The design specification paper has only recently been released, but future articles from EMURGO on the subject of staking will explain this in more detail.

Stake Amplification

PoSv3 cryptocurrencies are based on proof-of-work systems and can suffer from users attempting to increase their apparent stake and increase their chances of being selected to create a new block. Users do this through self-spending and increasing their UTxO count. Fortunately, Cardano does not suffer from this issue as it is based on a rigorous peer reviewed development process and a completely different proof-of-stake system.

Dust

Dust is the term for when small UTxOs gather in a user’s wallet over time. These UTxOs are so small that it costs more in transaction fees than they are worth to send over the network. The distribution of these UTxOs depends upon the underlying coin selection algorithm used by the wallet. Sebastien Guillemot has extensively covered the effects that different coin selection algorithms have on creating dust. If you are interested, you can watch his video or refer to the blog post that he reviews, which is originally based on the formal wallet specification paper.

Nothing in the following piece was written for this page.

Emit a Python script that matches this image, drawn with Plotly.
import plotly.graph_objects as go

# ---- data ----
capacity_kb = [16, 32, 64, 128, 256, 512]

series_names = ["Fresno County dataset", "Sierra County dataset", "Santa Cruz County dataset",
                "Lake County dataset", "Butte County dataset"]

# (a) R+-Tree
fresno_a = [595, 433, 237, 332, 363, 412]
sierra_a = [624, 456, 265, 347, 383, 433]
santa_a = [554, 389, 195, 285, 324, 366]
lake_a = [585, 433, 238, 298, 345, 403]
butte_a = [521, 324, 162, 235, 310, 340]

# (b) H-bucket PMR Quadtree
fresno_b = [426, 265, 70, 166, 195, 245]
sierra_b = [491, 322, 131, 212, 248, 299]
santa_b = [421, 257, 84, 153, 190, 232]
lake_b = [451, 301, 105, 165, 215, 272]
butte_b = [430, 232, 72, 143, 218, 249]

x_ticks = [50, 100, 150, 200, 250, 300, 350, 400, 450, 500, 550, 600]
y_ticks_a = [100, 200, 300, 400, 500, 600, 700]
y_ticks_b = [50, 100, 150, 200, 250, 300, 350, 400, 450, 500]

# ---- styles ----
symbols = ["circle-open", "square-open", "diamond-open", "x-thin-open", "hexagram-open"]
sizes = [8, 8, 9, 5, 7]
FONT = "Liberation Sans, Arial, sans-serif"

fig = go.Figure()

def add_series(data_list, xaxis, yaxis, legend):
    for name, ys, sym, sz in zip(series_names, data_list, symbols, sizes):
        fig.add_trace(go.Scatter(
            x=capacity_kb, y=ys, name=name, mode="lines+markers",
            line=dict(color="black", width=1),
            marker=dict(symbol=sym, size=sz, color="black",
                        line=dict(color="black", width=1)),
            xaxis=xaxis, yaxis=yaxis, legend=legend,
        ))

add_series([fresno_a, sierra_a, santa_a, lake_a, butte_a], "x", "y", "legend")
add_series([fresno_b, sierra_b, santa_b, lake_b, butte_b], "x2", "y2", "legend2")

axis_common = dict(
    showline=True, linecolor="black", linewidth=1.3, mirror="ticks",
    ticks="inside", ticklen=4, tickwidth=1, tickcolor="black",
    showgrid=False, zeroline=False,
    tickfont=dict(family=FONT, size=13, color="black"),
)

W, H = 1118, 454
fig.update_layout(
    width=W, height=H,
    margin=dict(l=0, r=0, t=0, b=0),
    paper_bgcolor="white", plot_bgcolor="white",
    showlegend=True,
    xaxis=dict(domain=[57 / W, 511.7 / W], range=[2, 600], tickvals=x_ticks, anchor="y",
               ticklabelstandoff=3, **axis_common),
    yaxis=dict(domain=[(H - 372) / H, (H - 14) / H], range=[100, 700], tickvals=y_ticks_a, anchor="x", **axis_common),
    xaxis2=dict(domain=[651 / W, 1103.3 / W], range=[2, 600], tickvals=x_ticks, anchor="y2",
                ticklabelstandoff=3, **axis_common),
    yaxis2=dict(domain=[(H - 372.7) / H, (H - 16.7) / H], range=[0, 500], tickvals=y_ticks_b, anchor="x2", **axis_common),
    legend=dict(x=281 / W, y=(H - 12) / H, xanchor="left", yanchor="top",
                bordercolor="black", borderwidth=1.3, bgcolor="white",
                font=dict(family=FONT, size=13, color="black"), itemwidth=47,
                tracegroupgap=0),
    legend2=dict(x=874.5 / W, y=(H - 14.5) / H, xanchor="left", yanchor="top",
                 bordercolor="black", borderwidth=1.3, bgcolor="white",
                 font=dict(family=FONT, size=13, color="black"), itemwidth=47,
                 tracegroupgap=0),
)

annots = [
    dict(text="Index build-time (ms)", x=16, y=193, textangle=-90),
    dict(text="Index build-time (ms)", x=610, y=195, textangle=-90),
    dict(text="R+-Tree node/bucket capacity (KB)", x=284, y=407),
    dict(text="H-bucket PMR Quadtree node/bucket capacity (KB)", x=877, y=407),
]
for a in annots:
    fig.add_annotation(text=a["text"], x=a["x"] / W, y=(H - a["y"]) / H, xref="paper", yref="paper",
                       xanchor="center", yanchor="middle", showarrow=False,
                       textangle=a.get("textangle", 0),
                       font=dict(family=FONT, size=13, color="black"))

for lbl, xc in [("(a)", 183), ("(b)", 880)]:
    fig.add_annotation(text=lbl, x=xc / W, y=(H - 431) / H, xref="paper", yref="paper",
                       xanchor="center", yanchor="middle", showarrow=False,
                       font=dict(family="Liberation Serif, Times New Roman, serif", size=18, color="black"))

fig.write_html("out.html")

He highlights a number of interesting points, two of which stand out: by choosing a coin selection algorithm that keeps transaction amounts and change amounts close to 1:1 you maximize the pseudo-anonymity of the transactions, because it is harder for people to identify who is actually receiving a cryptocurrency payment and who is receiving the change. The second point is that the coin selection algorithm may not matter all that much for individual wallets, but for an exchange it can have serious efficiency consequences.

Storage Consequences

The formal Cardano wallet specification document states that, “Obviously, storing all checkpoints of the UTxO leads to unbounded memory usage. Thankfully, however, the blockchain protocol defines a ‘security parameter’ k which guarantees that we will never have to roll back past k slots, and hence don’t have to store more than k checkpoints. Currently, k is set to 2160.” With a maximum block size of 2MB only 4GB of data needs to be stored in addition to around 13.5 gigabytes for pending transactions. The paper also discusses the aforementioned issue of coin selection and says that a poor algorithm will unnecessarily grow the UTxO set and that, “input selection should attempt to keep the size of the UTxO steady.”

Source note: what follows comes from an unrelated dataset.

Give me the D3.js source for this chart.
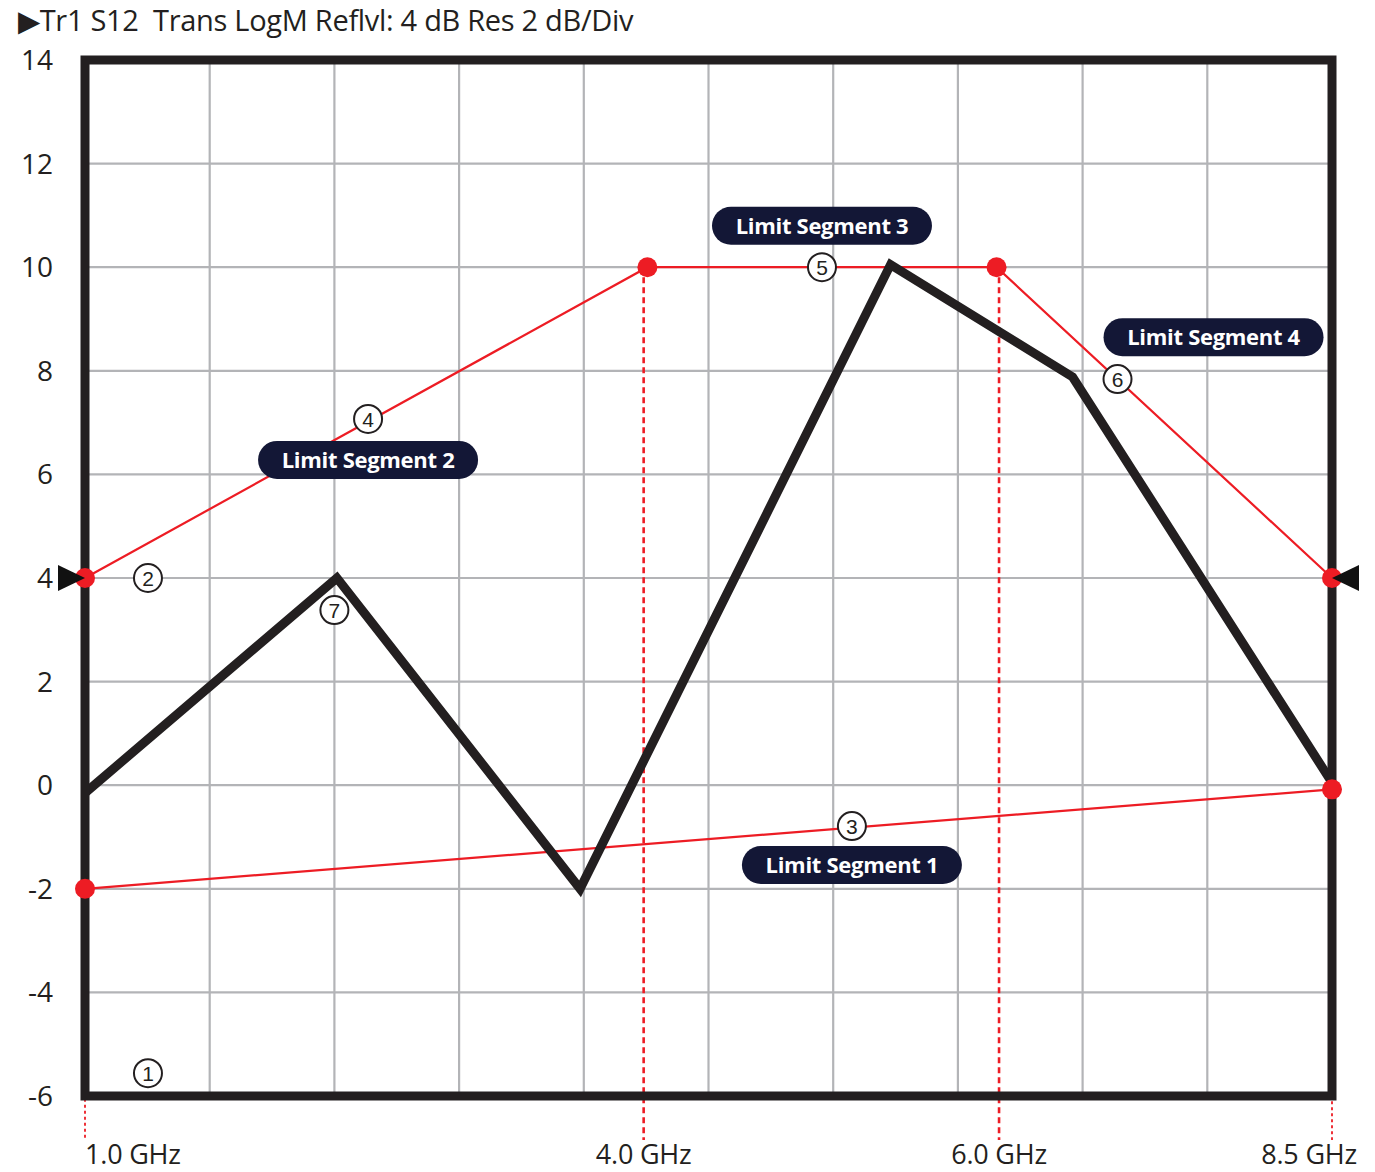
<!DOCTYPE html>
<html><head><meta charset="utf-8">
<script src="https://cdn.jsdelivr.net/npm/d3@7"></script>
<style>body{margin:0;background:#fff}svg{display:block}</style>
</head><body>
<svg id="chart" width="1375" height="1172"></svg>
<script>
// ---------- data ----------
const titleText = "\u25B6Tr1 S12  Trans LogM Reflvl: 4 dB Res 2 dB/Div";
const yTicks = [-6, -4, -2, 0, 2, 4, 6, 8, 10, 12, 14];
const xDivisions = [0, 1, 2, 3, 4, 5, 6, 7, 8, 9, 10];
const freqLabels = ["1.0 GHz", "4.0 GHz", "6.0 GHz", "8.5 GHz"];
const freqDiv = [0, 4.48, 7.33, 10];
const freqStartY = [-2, 10, 10, -0.08];
const traceX = [0, 2.02, 3.97, 6.46, 7.92, 10];
const traceY = [-0.15, 4.0, -2.0, 10.05, 7.88, 0.05];
const upperX = [0, 4.51, 7.31, 10];
const upperY = [4, 10, 10, 4];
const lowerX = [0, 10];
const lowerY = [-2, -0.08];
const segNames = ["Limit Segment 1", "Limit Segment 2", "Limit Segment 3", "Limit Segment 4"];
const segX = [6.15, 2.27, 5.91, 9.05];
const segY = [-1.54, 6.28, 10.8, 8.65];
const calloutNums = ["1", "2", "3", "4", "5", "6", "7"];
const calloutX = [0.505, 0.505, 6.15, 2.27, 5.91, 8.28, 2.0];
const calloutY = [-5.56, 4, -0.79, 7.07, 10, 7.84, 3.38];
const refLevel = 4;

// ---------- scales ----------
const svg = d3.select("#chart");
const x = d3.scaleLinear().domain([0, 10]).range([85, 1332]);
const y = d3.scaleLinear().domain([-6, 14]).range([1096, 60]);
const FONT = "'Open Sans', 'Noto Sans', sans-serif";
const RED = "#ed1c24", INK = "#231f20", NAVY = "#131736";

// title
svg.append("text").attr("x", 18).attr("y", 31)
  .style("white-space", "pre").attr("font-family", FONT).attr("font-size", 29)
  .attr("fill", INK).attr("letter-spacing", -0.3).text(titleText);

// grid
const g = svg.append("g");
g.selectAll("line.v").data(xDivisions).join("line")
  .attr("x1", d => x(d)).attr("x2", d => x(d)).attr("y1", y(14)).attr("y2", y(-6))
  .attr("stroke", "#b3b4b7").attr("stroke-width", 2.2);
g.selectAll("line.h").data(yTicks).join("line")
  .attr("y1", d => y(d)).attr("y2", d => y(d)).attr("x1", x(0)).attr("x2", x(10))
  .attr("stroke", "#b3b4b7").attr("stroke-width", 2.2);

// y labels
svg.selectAll("text.yl").data(yTicks).join("text")
  .attr("x", 53).attr("y", d => y(d)).attr("dy", "0.36em")
  .attr("text-anchor", "end").attr("font-family", FONT).attr("font-size", 28)
  .attr("fill", INK).text(d => d);

// dotted frequency markers
const fIdx = d3.range(freqLabels.length);
svg.selectAll("line.f").data(fIdx).join("line")
  .attr("x1", i => x(freqDiv[i])).attr("x2", i => x(freqDiv[i]))
  .attr("y1", i => y(freqStartY[i])).attr("y2", y(-6.85))
  .attr("stroke", RED)
  .attr("stroke-width", i => (i === 1 || i === 2) ? 2.6 : 1.8)
  .attr("stroke-dasharray", i => (i === 1 || i === 2) ? "6,4" : "3,3");

svg.selectAll("text.fl").data(fIdx).join("text")
  .attr("x", i => i === 3 ? x(freqDiv[i]) + 25 : x(freqDiv[i]))
  .attr("y", 1164)
  .attr("text-anchor", i => i === 0 ? "start" : (i === 3 ? "end" : "middle"))
  .attr("font-family", FONT).attr("font-size", 27).attr("letter-spacing", -0.2)
  .attr("fill", INK).text(i => freqLabels[i]);

// limit lines
const line = d3.line().x(d => x(d[0])).y(d => y(d[1]));
const upper = upperX.map((v, i) => [v, upperY[i]]);
const lower = lowerX.map((v, i) => [v, lowerY[i]]);
svg.append("path").attr("d", line(upper)).attr("fill", "none").attr("stroke", RED).attr("stroke-width", 2.2);
svg.append("path").attr("d", line(lower)).attr("fill", "none").attr("stroke", RED).attr("stroke-width", 2.2);

// trace
const trace = traceX.map((v, i) => [v, traceY[i]]);
svg.append("path").attr("d", line(trace)).attr("fill", "none").attr("stroke", INK)
  .attr("stroke-width", 9).attr("stroke-linejoin", "miter");

// frame
svg.append("rect").attr("x", x(0)).attr("y", y(14)).attr("width", x(10) - x(0)).attr("height", y(-6) - y(14))
  .attr("fill", "none").attr("stroke", INK).attr("stroke-width", 9);

// limit points
svg.selectAll("circle.lp").data(upper.concat(lower)).join("circle")
  .attr("cx", d => x(d[0])).attr("cy", d => y(d[1])).attr("r", 10).attr("fill", RED);

// reference level triangles
svg.append("path").attr("d", `M${x(0) - 27},${y(refLevel) - 13} L${x(0)},${y(refLevel)} L${x(0) - 27},${y(refLevel) + 13}Z`).attr("fill", "#111");
svg.append("path").attr("d", `M${x(10) + 27},${y(refLevel) - 13} L${x(10)},${y(refLevel)} L${x(10) + 27},${y(refLevel) + 13}Z`).attr("fill", "#111");

// callouts
const cIdx = d3.range(calloutNums.length);
const cg = svg.selectAll("g.c").data(cIdx).join("g")
  .attr("transform", i => `translate(${x(calloutX[i])},${y(calloutY[i])})`);
cg.append("circle").attr("r", 14).attr("fill", "#fff").attr("stroke", INK).attr("stroke-width", 2);
cg.append("text").attr("text-anchor", "middle").attr("dy", "0.36em")
  .attr("font-family", "'Liberation Sans', Arial, sans-serif").attr("font-size", 21)
  .attr("fill", INK).text(i => calloutNums[i]);

// segment pills
const sIdx = d3.range(segNames.length);
const pg = svg.selectAll("g.p").data(sIdx).join("g")
  .attr("transform", i => `translate(${x(segX[i])},${y(segY[i])})`);
pg.append("rect").attr("x", -110).attr("y", -19).attr("width", 220).attr("height", 38)
  .attr("rx", 19).attr("fill", NAVY);
pg.append("text").attr("text-anchor", "middle").attr("dy", "0.36em")
  .attr("font-family", FONT).attr("font-weight", 700).attr("font-size", 22)
  .attr("letter-spacing", -0.3).attr("fill", "#fff").text(i => segNames[i]);
</script>
</body></html>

Cardano also expects to be able to handle a very large UTxO state using AVL+ Trees for User Issued Assets. How this will be implemented is an entire subject of its own, however, and is slated for the Goguen release.

Conclusion

What is exciting about both the Chimeric Ledger and the Extended UTxO model is that developers at IOHK and EMURGO are not constrained by the past-time limitations of blockchain technology; researchers and developers are willing to create new concepts to solve difficult problems.

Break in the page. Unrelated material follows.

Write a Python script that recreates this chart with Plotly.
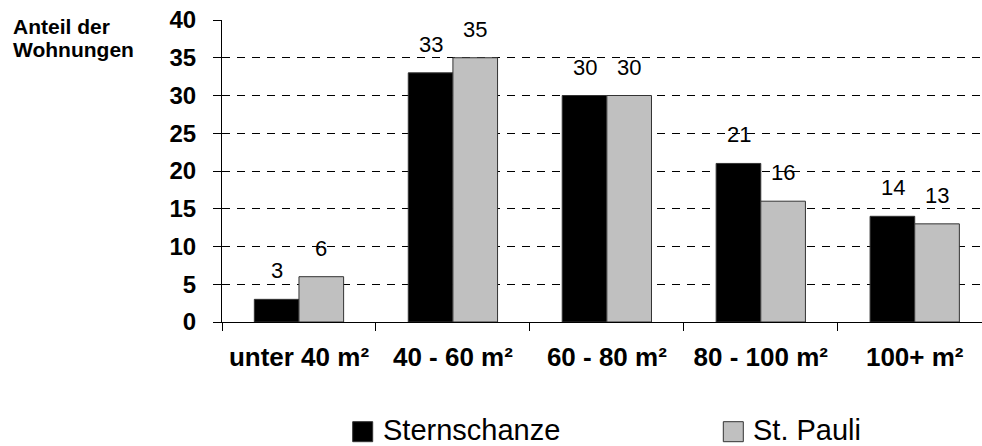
import plotly.graph_objects as go

# Wohnungsgrößen in Sternschanze und St. Pauli (Anteil in %)
categories = ["unter 40 m²", "40 - 60 m²", "60 - 80 m²", "80 - 100 m²", "100+ m²"]
sternschanze = [3, 33, 30, 21, 14]
st_pauli = [6, 35, 30, 16, 13]
series_names = ["Sternschanze", "St. Pauli"]
series_colors = ["#000000", "#C0C0C0"]
y_ticks = [0, 5, 10, 15, 20, 25, 30, 35, 40]

FONT = "Arial, Liberation Sans, sans-serif"
W, H = 982, 446
M_L, M_R, M_T, M_B = 222, 0, 20, 124
PLOT_W = W - M_L - M_R
PLOT_H = H - M_T - M_B


def px_x(p):
    return (p - M_L) / PLOT_W


def px_y(q):
    return (H - M_B - q) / PLOT_H


fig = go.Figure()
for name, vals, col in zip(series_names, [sternschanze, st_pauli], series_colors):
    fig.add_trace(go.Bar(
        x=categories, y=vals, name=name,
        marker=dict(color=col, line=dict(color="#333333", width=1)),
        showlegend=False,
    ))

# value labels above each bar
bar_half = 22
for vals, shift in [(sternschanze, -bar_half), (st_pauli, bar_half)]:
    for c, v in zip(categories, vals):
        fig.add_annotation(
            x=c, y=v, text=str(v), showarrow=False,
            xshift=shift, yshift=14, yanchor="bottom",
            font=dict(family=FONT, size=22, color="black"),
        )

# y-axis caption
for i, line in enumerate(["Anteil der", "Wohnungen"]):
    fig.add_annotation(
        x=0, y=1, xref="paper", yref="paper", xanchor="left", yanchor="top",
        text=line, showarrow=False, xshift=-M_L + 11, yshift=7 - 23 * i,
        font=dict(family=FONT, size=21, color="black", weight="bold"),
    )

# legend keys
legend_keys = [(352.7, 381.7), (723.3, 751.7)]
for (sx, tx), name, col in zip(legend_keys, series_names, series_colors):
    fig.add_shape(
        type="rect", xref="paper", yref="paper",
        x0=px_x(sx), x1=px_x(sx + 20), y0=px_y(441.7), y1=px_y(421.7),
        fillcolor=col, line=dict(color="#333333", width=1),
    )
    fig.add_annotation(
        x=px_x(tx), y=px_y(446), xref="paper", yref="paper",
        xanchor="left", yanchor="bottom", text=name, showarrow=False,
        yshift=-1, borderpad=0,
        font=dict(family=FONT, size=29, color="black"),
    )

fig.update_layout(
    width=W, height=H,
    margin=dict(l=M_L, r=M_R, t=M_T, b=M_B, pad=0),
    paper_bgcolor="white", plot_bgcolor="white",
    barmode="group", bargap=0.42, bargroupgap=0,
    font=dict(family=FONT, color="black"),
)
fig.update_xaxes(
    range=[-0.5, 4.437], showline=True, linecolor="black", linewidth=1,
    ticks="outside", tickson="boundaries", ticklen=8, tickcolor="black",
    tickfont=dict(family=FONT, size=26, color="black", weight="bold"),
    showgrid=False, zeroline=False, ticklabelstandoff=12,
)
fig.update_yaxes(
    range=[0, 40], tickvals=y_ticks, showline=True, linecolor="black", linewidth=1,
    ticks="outside", ticklen=8, tickcolor="black",
    tickfont=dict(family=FONT, size=24, color="black", weight="bold"),
    showgrid=True, gridcolor="black", gridwidth=1, griddash="8px,7px",
    zeroline=False, ticklabelstandoff=12,
)

fig.write_html("out.html")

Cardano is a high-assurance blockchain. It can be argued that institutions, and governments, with billions, and trillions, in currency reserves will not put their funds on a smart contract-enabled blockchain without the formal proofs necessary to ensure security. Many banks are still running COBOL and other legacy technology with unsupported hardware, partly due to incompetent management, but also because the systems are high assurance and have worked for so long. However, at some point in the future, the cost of not transitioning away from aging infrastructure will become too great; aged centralized systems with single points of failure will come to represent significant financial risk.

Bitcoin has proven, over the last ten years, that the UTxO model is both safe and secure. Cardano’s extension to that model, through either hybrid transactions, or transaction conversions, along with multichain support and Extended UTxO script, will prove to be both straightforward and trustworthy; as a decentralized and secure, smart contract enabled, high assurance cryptocurrency system, Cardano represents a significant technological and historical accomplishment.